“Dove andiamo a ballare questa sera?”
Mavrevova è una delle artiste presenti nella Galleria EvOrArt e l’opera di copertina, come tutte le altre, entra a far parte della Collezione Chianti General Service
Dagmar Mavrevova artista eccentrica e difficilmente classificabile, puoi dirci da dove vieni e quale è stato il tuo percorso di vita e di studio fino ad ora?
A dire la verità non mi è mai piaciuto etichettare o essere etichettata, è molto superficiale e sbrigativo, anche se in un certo senso aiuta a capire, identificare. Quando andavo all’Università in Slovacchia nei primi anni studiavo grafica e creazione sperimentale ma poi ho cambiato percorso e negli ultimi due anni sono passata allo studio della libera creatività. Praticamente sono passata da 2D a 3D. Adesso sono di nuovo 2D. Sono tornata in due dimensioni (altezza e larghezza) ho lasciato la “profondità” (3D)
Perché hai scelto l’Italia?
Se mi ricordo bene la prima volta sono arrivata qui in 2003. Zona di Modena. Avevo conosciuto una persona ma con gli anni le nostre strade si sono divise e io ho deciso rimanere qui. In Italia si trova un po’ di tutto …. mi riferisco alla natura: mare, lago, montagna, terme, cibo buono.
Poi a me piace il silenzio allora mi sono fermata in campagna a 10 km da Siena, non sopporto il rumore è uno stimolo indesiderato, credo che la gente abbia bisogno di parlare 24 ore solo perché se smettono arrivano pensieri ed emozioni, esattamente ciò che io cerco.
Sappiamo che usi forme espressive e materiali molto diversi, cosa ti ispira e ti fa scegliere tra una modalità e l’altra, tra un materiale e l’altro?
Normalmente per prima cosa individuo il tema e poi cerco il materiale più adatto a raggiungere il mio scopo. In tanti lavori (installazioni, oggetti) ho usato anche il tempo, processo, distruzione, ricostruzione nel mio creare: l’asfalto si doveva sciogliere, il gesso spaccare, il materiale usato doveva avere significato legato al concetto che volevo esprimere. Ma come ho già detto ho “lasciato profondità” (3D), i miei ultimi lavori sono collage, disegno, foto. E’ più un semplice racconto, un diario, uno sfogo. Ho optato per un cambio di direzione prima di cadere in una specie di ibernazione o semi – letargo.
Qual è il messaggio che vorresti far passare dalle tue opere?
Il significato del mio lavoro non è esprimere un parere, o moralità, o un lieto fine, ma una semplice domanda. Non racconto una storia, ma una deliberazione, una creazione intesa come vagare del pensiero, una sorta di mezzo tramite il quale le persone possano comunicare con loro stessi e gli altri, è molto importante comunicare con se stessi!

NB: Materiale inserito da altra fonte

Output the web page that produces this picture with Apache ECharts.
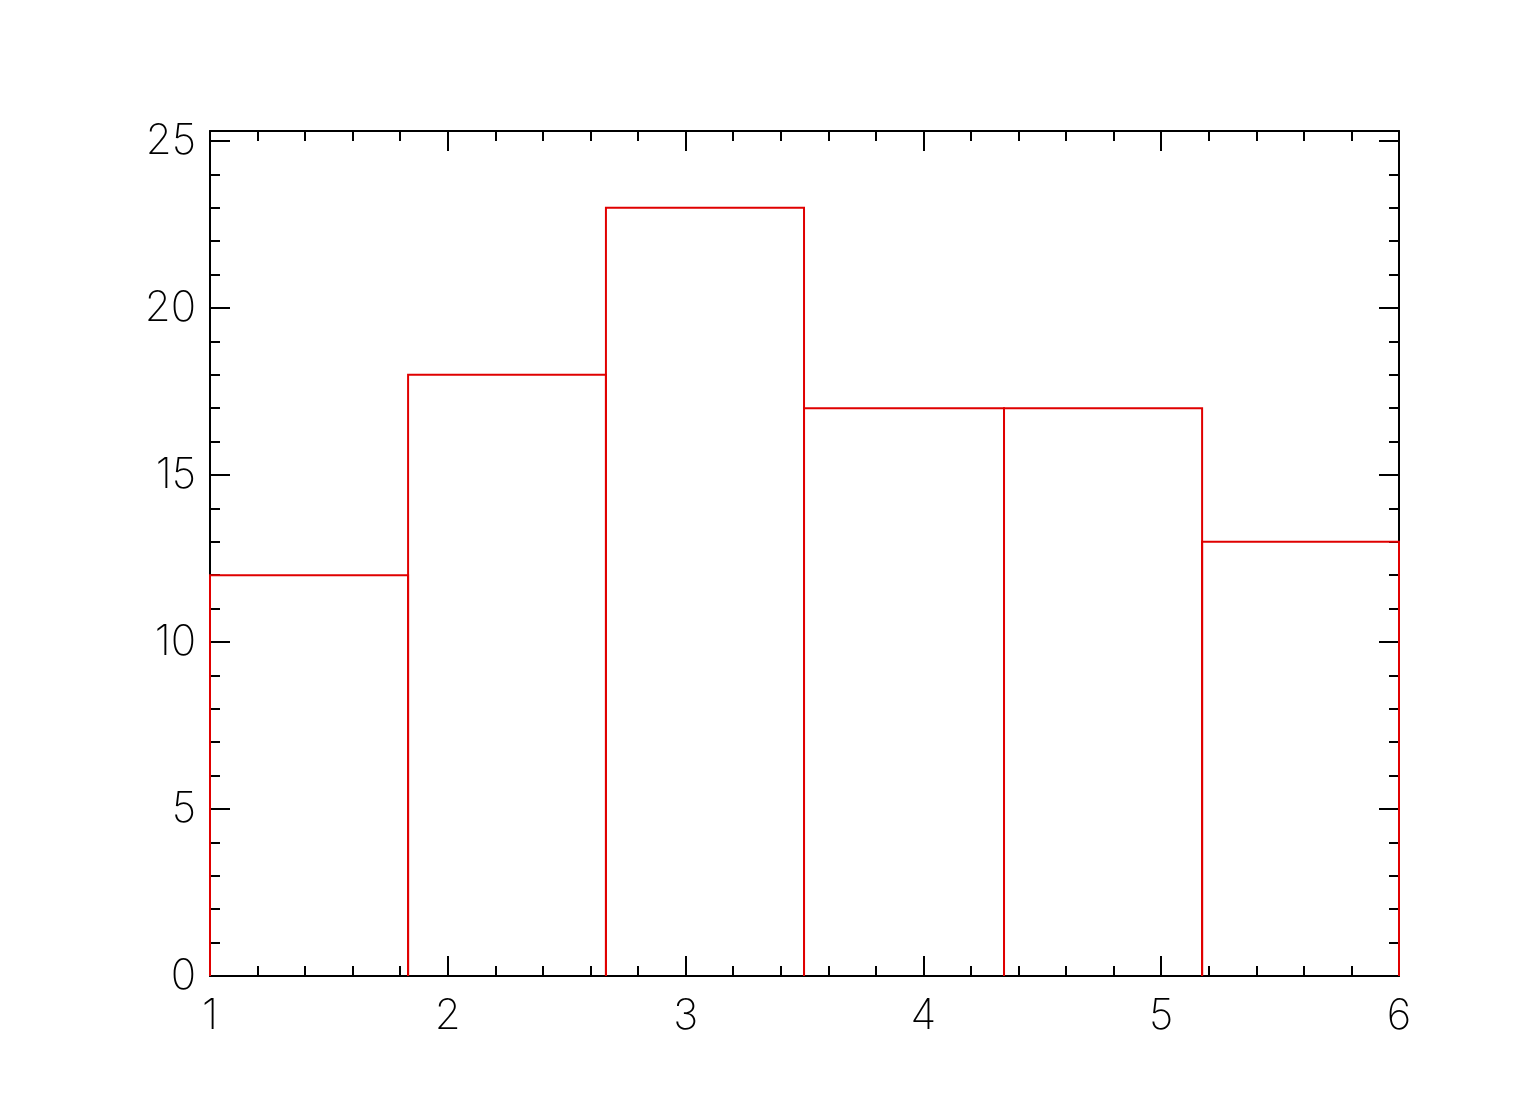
<!DOCTYPE html>
<html>
<head>
<meta charset="utf-8">
<script src="https://cdn.jsdelivr.net/npm/echarts@6/dist/echarts.min.js"></script>
<style>html,body{margin:0;padding:0;background:#fff}#c{width:1531px;height:1108px}</style>
</head>
<body>
<div id="c"></div>
<script>
// Histogram bin edges and counts
const binEdges = [1, 1.833, 2.665, 3.498, 4.339, 5.172, 6];
const counts = [12, 18, 23, 17, 17, 13];
const xTickLabels = ['1', '2', '3', '4', '5', '6'];
const yTickLabels = ['0', '5', '10', '15', '20', '25'];

const X_MIN = 1, X_MAX = 6, Y_MIN = 0, Y_MAX = 25.3;
const FONT = 'Inter';
const labelStyle = { color: '#000', fontFamily: FONT, fontWeight: 200, fontSize: 42 };
const lineStyle = { color: '#000', width: 2 };

const data = counts.map((c, i) => [binEdges[i], binEdges[i + 1], c]);

function xAxisDef(pos, showLabel) {
  return {
    type: 'value', position: pos, min: X_MIN, max: X_MAX, interval: 1,
    axisLine: { show: true, onZero: false, lineStyle },
    axisTick: { show: true, inside: true, length: 20, lineStyle },
    minorTick: { show: true, splitNumber: 5, length: 10, lineStyle },
    splitLine: { show: false }, minorSplitLine: { show: false },
    axisLabel: Object.assign({ show: showLabel, margin: 19,
      formatter: v => { const i = Math.round(v - X_MIN); return Math.abs(v - Math.round(v)) < 1e-6 ? (xTickLabels[i] || '') : ''; } }, labelStyle)
  };
}
function yAxisDef(pos, interval, len, showLabel, showLine) {
  return {
    type: 'value', position: pos, min: Y_MIN, max: Y_MAX, interval,
    axisLine: { show: showLine, onZero: false, lineStyle },
    axisTick: { show: true, inside: true, length: len, lineStyle },
    splitLine: { show: false },
    axisLabel: Object.assign({ show: showLabel, margin: 14,
      formatter: v => { const r = Math.round(v); return (Math.abs(v - r) < 1e-6 && r % 5 === 0) ? (yTickLabels[r / 5] || '') : ''; } }, labelStyle)
  };
}

const chart = echarts.init(document.getElementById('c'), null, { renderer: 'canvas' });
chart.setOption({
  backgroundColor: '#fff',
  animation: false,
  grid: { left: 210, right: 132, top: 131, bottom: 132, containLabel: false },
  xAxis: [xAxisDef('bottom', true), xAxisDef('top', false)],
  yAxis: [
    yAxisDef('left', 5, 20, true, true),
    yAxisDef('left', 1, 10, false, false),
    yAxisDef('right', 5, 20, false, true),
    yAxisDef('right', 1, 10, false, false)
  ],
  series: [{
    type: 'custom',
    xAxisIndex: 0, yAxisIndex: 0,
    data,
    z: 1,
    renderItem: (params, api) => {
      const x0 = api.value(0), x1 = api.value(1), v = api.value(2);
      const p0 = api.coord([x0, 0]), p1 = api.coord([x0, v]);
      const p2 = api.coord([x1, v]), p3 = api.coord([x1, 0]);
      return {
        type: 'polyline',
        shape: { points: [p0, p1, p2, p3] },
        style: { stroke: '#e00000', lineWidth: 2, fill: null }
      };
    }
  }]
});
</script>
</body>
</html>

Un quadro di Piet Mondrian New York City è stato esposto per più di 70 anni appeso “a testa giù”, da ora in poi, per evitare danneggiamenti, resterà capovolto per sempre e continuerà ad essere osservato, studiato in modo “sbagliato”
diverso…per sempre. E’ giusto che ciascuno guardi il mondo con occhi diversi anche se per questo, ogni tanto, succede che l’opera finisca nel cestino dell’ immondizia come successo al Museion di Bolzano nel 2015 quando le donne delle
pulizie gettarono nel cestino della spazzatura un’installazione che riproduceva resti di una festa finita dal titolo “Dove andiamo a ballare questa sera?” di Goldschmied & Chiari.